The non-recognition policy was a tough nut for the Soviet occupation powers already before the final occupation of the Republic of Estonia on June 17, 1940. I would like to point out two documents that would be a rewarding material for historical research. First, there is the Order No. 02622 of Marshal Timoshenko, the Commissar of Defence of the Soviet Union, and Marshal Shaposhnikov, Commander of the General Staff, to Vladimir Tributs, Commander of the Baltic Navy, from June 9, 1940, whose subsection ''d'' reads as follows. I quote: ''To close the Bay of Riga and to block the coasts of Estonia and Latvia in the Gulf of Finland and in the Baltic Sea, in order to prevent the evacuation of the Governments of these states.'' Preparing for the occupation of the Republics of Estonia, Latvia, and Lithuania, the Soviet administration considered the continuity of our constitutional institutions as a special danger. Of course, the order was confidential, or more specifically ''sovershenno sekretno'' (absolutely confidential) and ''osoboy vazhnosti'' (of special importance). And second, I would like to remind you in this connection, how extensively the Soviet occupation regime invested in the political show to create the illusion of legal transfer of power. Hence, in fact, we get the third subject of research - the contradiction between the Soviet propaganda's wish to picture the liquidation of the independent Republic of Estonia as a legal act, and its simultaneous attempt to display it as the political will of the so-called revolutionary working people, which would not need to be legitimised.

In Estonia, the non-recognition policy has been evaluated in many ways, often with barely concealed sarcasm. And yet, the principles of this policy were an important argument when the Atlantic Charter was drawn up in 1941; they influenced the agreements of Teheran and Yalta, and the Helsinki Final Act of 1975, in other words - they kept Estonia, Latvia and Lithuania on the agenda. We could speculate - although this is what I do not intend to do here today - what the fate of Estonians, Latvians, and Lithuanians would have been like in 1944-1955, if there had been no non-recognition policy.
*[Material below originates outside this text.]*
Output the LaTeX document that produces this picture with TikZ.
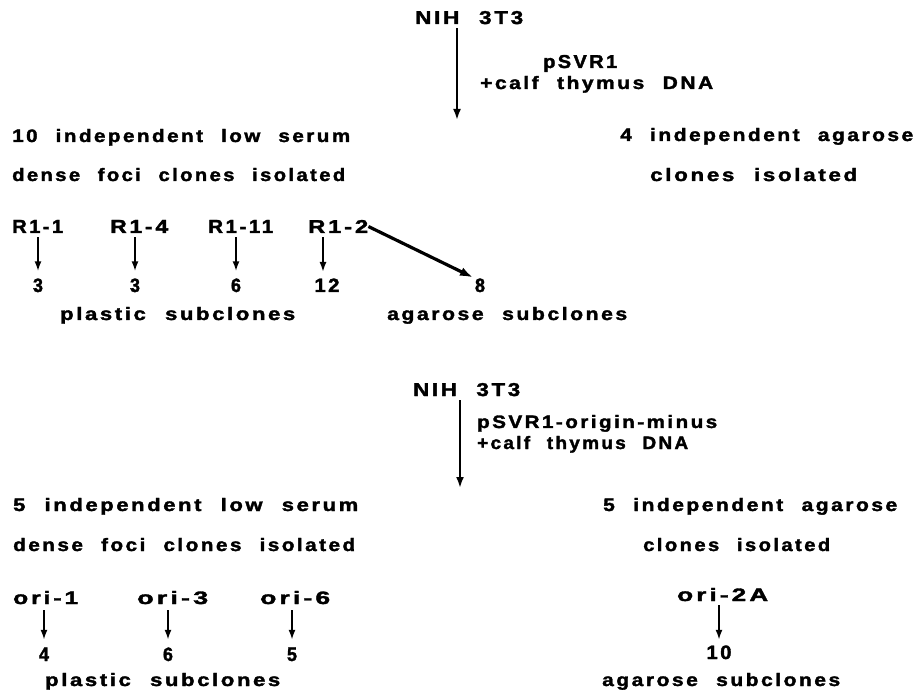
\documentclass[tikz,border=0pt]{standalone}
\usepackage{fontspec}
\usetikzlibrary{arrows.meta}
\newfontfamily\labfont[LetterSpace=12,WordSpace=2.2,FakeBold=1.8]{Liberation Sans Bold}
\newcommand{\fw}[2]{\resizebox{#1pt}{13pt}{#2}}
\newcommand{\fn}[2]{\resizebox{#1pt}{13.5pt}{#2}}
\begin{document}
\begin{tikzpicture}[x=1pt,y=-1pt,
  lbl/.style={inner sep=0pt, anchor=base west, font=\labfont\fontsize{17}{19}\selectfont},
  num/.style={inner sep=0pt, anchor=base, font=\labfont\fontsize{17}{19}\selectfont},
  arr/.style={line width=1.8pt, -{Latex[length=10pt,width=7pt]}},
  bigarr/.style={line width=2.2pt, -{Latex[length=11pt,width=8pt]}},
  diagarr/.style={line width=3.2pt, -{Latex[length=13pt,width=9pt]}}]
\path[fill=white,use as bounding box] (0,0) rectangle (921,692);

% ---------- top part ----------
\node[lbl] (nih1) at (415,24) {\fw{108}{NIH 3T3}};
\node[lbl] (psvr1) at (543,68) {\fw{74}{pSVR1}};
\node[lbl] (calf1) at (480,89) {\fw{233}{+calf thymus DNA}};
\coordinate (e1) at (457,120);
\draw[bigarr, shorten <=4pt] (nih1.south -| e1) -- (e1);

\node[lbl] (low1) at (12,142) {\fw{338}{10 independent low serum}};
\node[lbl] (agar1) at (620,141) {\fw{293}{4 independent agarose}};
\node[lbl] (dense1) at (12,181) {\fw{333}{dense foci clones isolated}};
\node[lbl] (clon1) at (650,181) {\fw{207}{clones isolated}};

\node[lbl] (r11) at (12,233) {\fw{51}{R1-1}};
\node[lbl] (r14) at (110,233) {\fw{58}{R1-4}};
\node[lbl] (r111) at (208,233) {\fw{65}{R1-11}};
\node[lbl] (r12) at (308,233) {\fw{60}{R1-2}};

\node[num] (n1) at (38,292) {\fn{10}{3}};
\node[num] (n2) at (135,292) {\fn{10}{3}};
\node[num] (n3) at (236,292) {\fn{10}{6}};
\node[num] (n4) at (327,292) {\fn{25}{12}};
\node[num] (n8) at (480,292) {\fn{10}{8}};

\foreach \a/\b in {r11/n1, r14/n2, r111/n3}
  \draw[arr, shorten <=4pt, shorten >=7pt] (\a.south -| \b.north) -- (\b.north);
\coordinate (c12) at (323,292);
\draw[arr, shorten <=4pt, shorten >=20pt] (r12.south -| c12) -- (c12);
\draw[diagarr, shorten >=2pt] (r12.east) -- (n8.north west);

\node[lbl] (plastic1) at (60,320) {\fw{235}{plastic subclones}};
\node[lbl] (agsub1) at (387,320) {\fw{240}{agarose subclones}};

% ---------- bottom part ----------
\node[lbl] (nih2) at (413,396) {\fw{107}{NIH 3T3}};
\node[lbl] (psvr2) at (477,428) {\fw{240}{pSVR1-origin-minus}};
\node[lbl] (calf2) at (477,449) {\fw{211}{+calf thymus DNA}};
\coordinate (e2) at (460,488);
\draw[bigarr, shorten <=4pt] (nih2.south -| e2) -- (e2);

\node[lbl] (low2) at (13,511) {\fw{345}{5 independent low serum}};
\node[lbl] (agar2) at (603,511) {\fw{294}{5 independent agarose}};
\node[lbl] (dense2) at (13,551) {\fw{342}{dense foci clones isolated}};
\node[lbl] (clon2) at (643,551) {\fw{187}{clones isolated}};

\node[lbl] (o1) at (13,604) {\fw{65}{ori-1}};
\node[lbl] (o3) at (137,604) {\fw{71}{ori-3}};
\node[lbl] (o6) at (260,604) {\fw{70}{ori-6}};
\node[lbl] (o2a) at (677,601) {\fw{91}{ori-2A}};

\node[num] (m1) at (44,661) {\fn{10}{4}};
\node[num] (m2) at (168,661) {\fn{10}{6}};
\node[num] (m3) at (292,661) {\fn{10}{5}};
\node[num] (m4) at (719,659) {\fn{25}{10}};

\foreach \a/\b in {o1/m1, o3/m2, o6/m3}
  \draw[arr, shorten <=6pt, shorten >=7.5pt] (\a.south -| \b.north) -- (\b.north);
\draw[arr, shorten <=4pt, shorten >=5.5pt] (o2a.south -| m4.north) -- (m4.north);

\node[lbl] (plastic2) at (45,686) {\fw{235}{plastic subclones}};
\node[lbl] (agsub2) at (602,686) {\fw{238}{agarose subclones}};
\end{tikzpicture}
\end{document}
The first result of the non-recognition policy, of course, was the fact that in the Western world, Estonians were not treated as Soviet citizens, despite the numerous demands of the Soviet ministry of foreign affairs.
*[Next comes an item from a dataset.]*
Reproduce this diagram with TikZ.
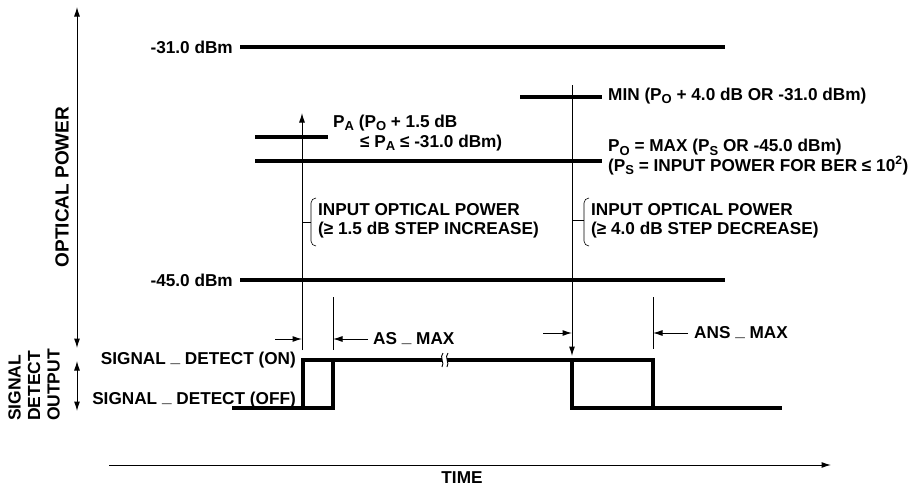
\documentclass[tikz,border=0pt]{standalone}
\usepackage{fontspec}
\setmainfont{Liberation Sans}
\usetikzlibrary{arrows.meta}
\newcommand{\usc}{\raisebox{.14em}{\_}}
\newcommand{\lowsub}[1]{\raisebox{-.2em}{\fontsize{13}{14}\selectfont #1}}
\tikzset{
  lvl/.style={line width=3.4pt},
  thinline/.style={line width=1pt},
  arr/.style={thinline, -{Latex[length=9.5pt,width=6pt]}},
  lbl/.style={font=\bfseries\fontsize{17.2}{19}\selectfont, inner sep=0pt},
}
\begin{document}
\begin{tikzpicture}[x=1pt, y=-1pt]
\useasboundingbox (0,0) rectangle (918,488);
% axes
\coordinate (pw top) at (77,7);
\coordinate (pw bot) at (77,348);
\coordinate (sd top) at (77,361);
\coordinate (sd bot) at (77,411);
\coordinate (t start) at (109,465);
\coordinate (t end) at (831,465);
\draw[arr, {Latex[length=9.5pt,width=6pt]}-{Latex[length=9.5pt,width=6pt]}] (pw top) -- (pw bot);
\draw[arr, {Latex[length=9.5pt,width=6pt]}-{Latex[length=9.5pt,width=6pt]}] (sd top) -- (sd bot);
\draw[arr] (t start) -- (t end);
\node[lbl, rotate=90, font=\bfseries\fontsize{19}{21}\selectfont] (optpow) at (62,187) {OPTICAL POWER};
\node[lbl, rotate=90, align=left, font=\bfseries\fontsize{17.5}{19.5}\selectfont] (sdout) at (34,385) {SIGNAL\\DETECT\\OUTPUT};
\node[lbl] (time) at (462,478) {TIME};
% power levels
\node[lbl, anchor=east] (l31) at (233,47) {-31.0 dBm};
\node[lbl, anchor=east] (l45) at (233,280) {-45.0 dBm};
\draw[lvl] (240,47) -- (725,47);
\draw[lvl] (240,280) -- (725,280);
\draw[lvl] (255,137) -- (328,137);
\draw[lvl] (255,161) -- (602,161);
\draw[lvl] (520,97) -- (602,97);
\node[lbl, anchor=west] (pa1) at (333,123) {P\lowsub{A} (P\lowsub{O} + 1.5 dB};
\node[lbl, anchor=west] (pa2) at (360,143) {≤ P\lowsub{A} ≤ -31.0 dBm)};
\node[lbl, anchor=west] (pmin) at (608,96) {MIN (P\lowsub{O} + 4.0 dB OR -31.0 dBm)};
\node[lbl, anchor=west, align=left, font=\bfseries\fontsize{17.2}{18}\selectfont] (pmax) at (608,157)
  {P\lowsub{O} = MAX (P\lowsub{S} OR -45.0 dBm)\\(P\lowsub{S} = INPUT POWER FOR BER ≤ 10\textsuperscript{2})};
% step arrows
\coordinate (up bot) at (302,350);
\coordinate (up top) at (302,113);
\coordinate (dn top) at (572,85);
\coordinate (dn bot) at (572,356);
\draw[arr] (up bot) -- (up top);
\draw[arr] (dn top) -- (dn bot);
% brackets
\draw[line width=0.6pt] (316,198) to[out=180,in=90] (311,203) -- (311,241) to[out=-90,in=180] (316,246);
\draw[line width=0.6pt] (302,222) -- (311,222);
\node[lbl, anchor=west, align=left, font=\bfseries\fontsize{17.2}{19.5}\selectfont] (inc) at (318,221)
  {INPUT OPTICAL POWER\\(≥ 1.5 dB STEP INCREASE)};
\draw[line width=0.6pt] (589,198) to[out=180,in=90] (584,203) -- (584,241) to[out=-90,in=180] (589,246);
\draw[line width=0.6pt] (572,220) -- (584,220);
\node[lbl, anchor=west, align=left, font=\bfseries\fontsize{17.2}{19.5}\selectfont] (dec) at (591,221)
  {INPUT OPTICAL POWER\\(≥ 4.0 dB STEP DECREASE)};
% signal detect trace
\node[lbl, anchor=east] (son) at (296,360) {SIGNAL \usc{} DETECT (ON)};
\node[lbl, anchor=east] (soff) at (296,400) {SIGNAL \usc{} DETECT (OFF)};
\draw[lvl] (232,408) -- (333,408) -- (333,360);
\draw[lvl] (303,408) -- (303,360) -- (442,360);
\draw[lvl] (447,360) -- (653,360) -- (653,408);
\draw[lvl] (572,360) -- (572,408) -- (782,408);
% break mark
\draw[line width=0.9pt] (443,353) .. controls (439,357) and (445,363) .. (442,367);
\draw[line width=0.9pt] (448,353) .. controls (444,357) and (450,363) .. (447,367);
% AS - MAX
\draw[thinline] (333,297) -- (333,350);
\draw[arr] (275,339) -- (302,339);
\draw[arr] (368,339) -- (333,339);
\node[lbl, anchor=west] (asmax) at (373,339) {AS \usc{} MAX};
% ANS - MAX
\draw[thinline] (653,297) -- (653,349);
\draw[arr] (543,333) -- (572,333);
\draw[arr] (688,333) -- (653,333);
\node[lbl, anchor=west] (ansmax) at (694,333) {ANS \usc{} MAX};
\end{tikzpicture}
\end{document}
To what extent was Professor Jüri Uluots, when forming the Government of the Republic and designing its political goals, able to take into account the Atlantic Charter and the non-recognition policy of the United States and other Western countries? This crucial question is indirectly answered by Professor Uluots's speech in Tallinna Raadio (Radio Tallinn), on August 19, 1944, i.e. one month before Otto Tief's Government was formed. At the time, Tallinna Raadio bore the name of Landessender Reval, and was censored by the Nazis. Which makes Professor Uluots's resolve to remain true to the principle of continuity of the Estonian statehood even more praiseworthy. ''Let us remember,'' he said, ''that Estonia's situation at the time when peace, or truce, begins, is of considerable and crucial importance to the present and the future of all Estonian nation.'' He continued: ''After the war, the life and relations between nations will have to be arranged. And to arrange means to act lawfully. There can be different opinions concerning the principles of law. But there is one principle of law, without which there would be no law. This principle is: every man must have what belongs to him.''

This position is indeed notably close to that of the United States in 1940, according to which all the countries that lost their independence in the war were to restore it after the war. Both Sumner Welles and Jüri Uluots believed in principles that are immortal and in history that repeats itself.
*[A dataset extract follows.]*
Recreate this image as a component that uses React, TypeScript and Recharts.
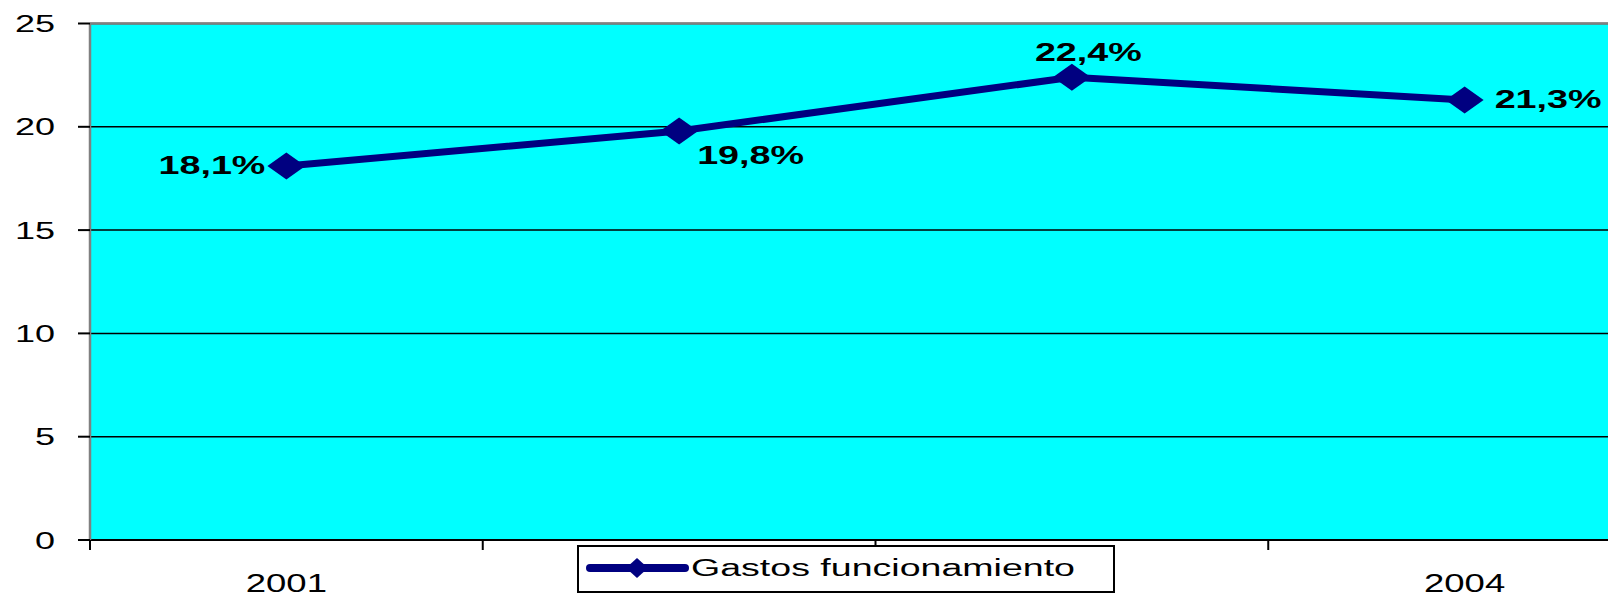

But history only repeats itself for those who are lagging behind. This is Professor Jüri Uluots's message to today's Estonia, and also the reason why we are celebrating the 60th anniversary of the non-recognition policy this summer: in the history of politics, there are few other policies that have - albeit with uneven success - cultivated the commitment to the principles of international law over such a long period of time.